I'm new to this whole EXIF garbage. From my understanding, it was invented to give a fingerprint to pictures showing the day they were taken, the day they were edited, the camera make/model, the time it was taken, the location it was taken (if GPS enabled) and all other good stuff. Can this be edited? I mean, once you download a EXIF reader, and you look at the data is retrieves, is this a credible source of information? Or, is it just an easy, smoke screen for someone to edit the EXIF information so there is no TRUE way of finding out the information I mentioned above? Or is there a true way of finding data?
I don't know what you mean by "otherwise." Some of that data can be edited, but unless you really want to fool people and lie to yourself, why do it? I can see some purpose for it, but I wouldn't do it at all. In Windows 7 or Vista, just click on an image and edit some of its EXIF data on the bottom "description" panel.

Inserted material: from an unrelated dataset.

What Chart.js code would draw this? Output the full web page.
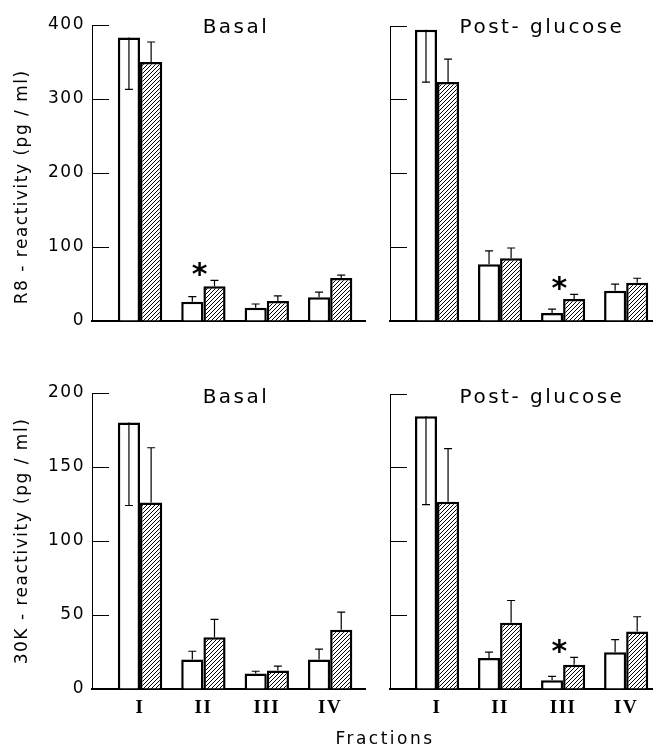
<!DOCTYPE html>
<html>
<head>
<meta charset="utf-8">
<script src="https://cdn.jsdelivr.net/npm/chart.js@4.4.1/dist/chart.umd.min.js"></script>
<style>
  body { margin: 0; background: #fff; }
  #wrap { position: relative; width: 658px; height: 746px; }
  canvas { position: absolute; }
  #xtitle {
    position: absolute; left: 0; width: 770px; top: 728px; text-align: center;
    font: 17px "DejaVu Sans"; letter-spacing: 2.5px; color: #000;
  }
</style>
</head>
<body>
<div id="wrap">
  <canvas id="r8Basal" width="370" height="335" style="left:0;top:0"></canvas>
  <canvas id="r8Post" width="288" height="335" style="left:370px;top:0"></canvas>
  <canvas id="k30Basal" width="370" height="406" style="left:0;top:340px"></canvas>
  <canvas id="k30Post" width="288" height="406" style="left:370px;top:340px"></canvas>
  <div id="xtitle">Fractions</div>
</div>
<script>
const fractions = ['I', 'II', 'III', 'IV'];
const r8Ticks = [0, 100, 200, 300, 400];
const k30Ticks = [0, 50, 100, 150, 200];

// R8 reactivity, basal (negative error = drawn downwards)
const r8BasalOpen = [383, 26, 18, 32];
const r8BasalOpenErr = [-70, 7, 5, 7];
const r8BasalHatch = [350, 47, 27, 58];
const r8BasalHatchErr = [27, 8, 7, 4];
const r8BasalSig = [false, true, false, false];

// R8 reactivity, post-glucose
const r8PostOpen = [395, 77, 11, 41];
const r8PostOpenErr = [-71, 18, 5, 9];
const r8PostHatch = [324, 85, 30, 52];
const r8PostHatchErr = [31, 14, 6, 6];
const r8PostSig = [false, false, true, false];

// 30K reactivity, basal
const k30BasalOpen = [180, 20, 10.5, 20];
const k30BasalOpenErr = [-56, 5.5, 1.5, 7];
const k30BasalHatch = [126, 35, 12.5, 40];
const k30BasalHatchErr = [37, 12, 3, 12];
const k30BasalSig = [false, false, false, false];

// 30K reactivity, post-glucose
const k30PostOpen = [185, 21, 6, 25];
const k30PostOpenErr = [-60, 4, 2.5, 8.5];
const k30PostHatch = [127, 45, 16.5, 39];
const k30PostHatchErr = [36, 15, 5, 10];
const k30PostSig = [false, false, true, false];

function hatchPattern() {
    const c = document.createElement('canvas');
    c.width = 4;
    c.height = 4;
    const g = c.getContext('2d');
    g.fillStyle = '#fff';
    g.fillRect(0, 0, 4, 4);
    g.strokeStyle = '#000';
    g.lineWidth = 1;
    g.beginPath();
    g.moveTo(-1, 5); g.lineTo(5, -1);
    g.moveTo(-1, 1); g.lineTo(1, -1);
    g.moveTo(3, 5); g.lineTo(5, 3);
    g.stroke();
    return g.createPattern(c, 'repeat');
}

const extras = {
    id: 'extras',
    beforeDraw(chart) {
        chart.ctx.letterSpacing = '1.5px';
    },
    afterDatasetsDraw(chart, args, opts) {
        const ctx = chart.ctx;
        const y = chart.scales.y;
        const x = chart.scales.x;
        ctx.save();
        ctx.strokeStyle = '#000';
        ctx.lineWidth = 1.2;
        chart.data.datasets.forEach((ds, d) => {
            chart.getDatasetMeta(d).data.forEach((bar, i) => {
                const v = ds.data[i].y;
                const end = y.getPixelForValue(v + ds.errors[i]);
                ctx.beginPath();
                ctx.moveTo(bar.x, bar.y);
                ctx.lineTo(bar.x, end);
                ctx.moveTo(bar.x - 4, end);
                ctx.lineTo(bar.x + 4, end);
                ctx.stroke();
            });
        });
        // significance stars
        ctx.fillStyle = '#000';
        ctx.font = 'bold 30px "DejaVu Sans"';
        ctx.textAlign = 'center';
        ctx.textBaseline = 'alphabetic';
        opts.sig.forEach((s, i) => {
            if (!s) return;
            const ds = chart.data.datasets[1];
            const top = y.getPixelForValue(ds.data[i].y + ds.errors[i]);
            ctx.fillText('*', x.getPixelForValue(i + 1) - 3, top - 13 + 17);
        });
        // panel title
        ctx.letterSpacing = '2.5px';
        ctx.font = '20px "DejaVu Sans"';
        ctx.textBaseline = 'middle';
        ctx.fillText(opts.title, chart.chartArea.left + opts.dx, chart.chartArea.top + opts.dy);
        ctx.restore();
    }
};

function makePanel(id, p) {
    const ctx = document.getElementById(id).getContext('2d');
    const pts = vals => fractions.map((f, i) => ({ x: i + 1, y: vals[i] }));
    return new Chart(ctx, {
        type: 'bar',
        data: {
            datasets: [
                { label: 'open', data: pts(p.open), errors: p.openErr, backgroundColor: '#fff' },
                { label: 'hatched', data: pts(p.hatch), errors: p.hatchErr, backgroundColor: hatchPattern() }
            ]
        },
        plugins: [extras],
        options: {
            responsive: false,
            animation: false,
            layout: { padding: p.pad },
            datasets: {
                bar: {
                    borderColor: '#000',
                    borderWidth: 2.5,
                    categoryPercentage: 0.7,
                    barPercentage: 1.0
                }
            },
            plugins: {
                legend: { display: false },
                tooltip: { enabled: false },
                extras: { title: p.title, dx: p.dx, dy: p.dy, sig: p.sig }
            },
            scales: {
                x: {
                    type: 'linear',
                    offset: false,
                    min: p.xmin,
                    max: p.xmax,
                    afterBuildTicks: s => { s.ticks = fractions.map((f, i) => ({ value: i + 1 })); },
                    afterFit: s => { s.height = p.xh; s.paddingLeft = 0; s.paddingRight = 0; },
                    grid: { display: false, drawTicks: false, offset: false },
                    border: { display: true, color: '#000', width: 2 },
                    ticks: {
                        display: p.xlabels,
                        padding: 8,
                        color: '#000',
                        font: { family: '"Liberation Serif"', size: 19, weight: 'bold' },
                        callback: v => fractions[v - 1]
                    }
                },
                y: {
                    min: 0,
                    max: p.ticks[p.ticks.length - 1],
                    afterBuildTicks: s => { s.ticks = p.ticks.map(v => ({ value: v })); },
                    afterFit: s => { s.width = p.yw; s.paddingTop = 0; s.paddingBottom = 0; },
                    grid: { drawOnChartArea: false, drawTicks: true, tickLength: -17, color: '#000', lineWidth: 1 },
                    border: { display: true, color: '#000', width: 1 },
                    ticks: {
                        display: p.ylabels,
                        padding: 24,
                        color: '#000',
                        font: { family: '"DejaVu Sans"', size: 17 }
                    },
                    title: {
                        display: !!p.ytitle,
                        text: p.ytitle,
                        color: '#000',
                        padding: { top: 12, bottom: 0 },
                        font: { family: '"DejaVu Sans"', size: 17 }
                    }
                }
            }
        }
    });
}

makePanel('r8Basal', {
    open: r8BasalOpen, openErr: r8BasalOpenErr, hatch: r8BasalHatch, hatchErr: r8BasalHatchErr,
    sig: r8BasalSig, ticks: r8Ticks, title: 'Basal', ytitle: 'R8 - reactivity (pg / ml)    ',
    ylabels: true, xlabels: false, xmin: 0.242, xmax: 4.55, yw: 92, xh: 14,
    pad: { left: 0, top: 25, right: 5, bottom: 0 }, dx: 144, dy: 3
});
makePanel('r8Post', {
    open: r8PostOpen, openErr: r8PostOpenErr, hatch: r8PostHatch, hatchErr: r8PostHatchErr,
    sig: r8PostSig, ticks: r8Ticks, title: 'Post- glucose', ytitle: '',
    ylabels: false, xlabels: false, xmin: 0.254, xmax: 4.41, yw: 20, xh: 14,
    pad: { left: 0, top: 26, right: 6, bottom: 0 }, dx: 152, dy: 2
});
makePanel('k30Basal', {
    open: k30BasalOpen, openErr: k30BasalOpenErr, hatch: k30BasalHatch, hatchErr: k30BasalHatchErr,
    sig: k30BasalSig, ticks: k30Ticks, title: 'Basal', ytitle: '30K - reactivity (pg / ml)',
    ylabels: true, xlabels: true, xmin: 0.242, xmax: 4.55, yw: 92, xh: 57,
    pad: { left: 0, top: 53, right: 5, bottom: 0 }, dx: 144, dy: 5
});
makePanel('k30Post', {
    open: k30PostOpen, openErr: k30PostOpenErr, hatch: k30PostHatch, hatchErr: k30PostHatchErr,
    sig: k30PostSig, ticks: k30Ticks, title: 'Post- glucose', ytitle: '',
    ylabels: false, xlabels: true, xmin: 0.254, xmax: 4.41, yw: 20, xh: 57,
    pad: { left: 0, top: 54, right: 6, bottom: 0 }, dx: 152, dy: 4
});
</script>
</body>
</html>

You can just click each field and change it. When you edit the photo's EXIF data, check the "last-modified-date" to see if there was tampering with the date.
Apparently I need to rephrase... Is there a way to pull up the Exif/Pict of a picture, and not have any indication that the exif data was tampered with? For instance... if I take a picture today dated 9/4/10, could I edit the exif in a way where when you look at the data, you would see the picture was taken 2/12/06, but would not be able to tell I edited it? Or will there ALWAYS be a true unchangable "edited date" on the exif?
Are you trying to edit picture to put alien space ships in them and want to know if someone can bust you on the date the picture was really taken?
If you want to be really nefarious, you can change the date on your computer to the date you are changing on the picture so that the last modified date is the same as the new picture date.
ACDsee will allow you to modify some of the EXIF fields. But you still have to change the timestamp on the actual file. Either in a command window or use an app to do it.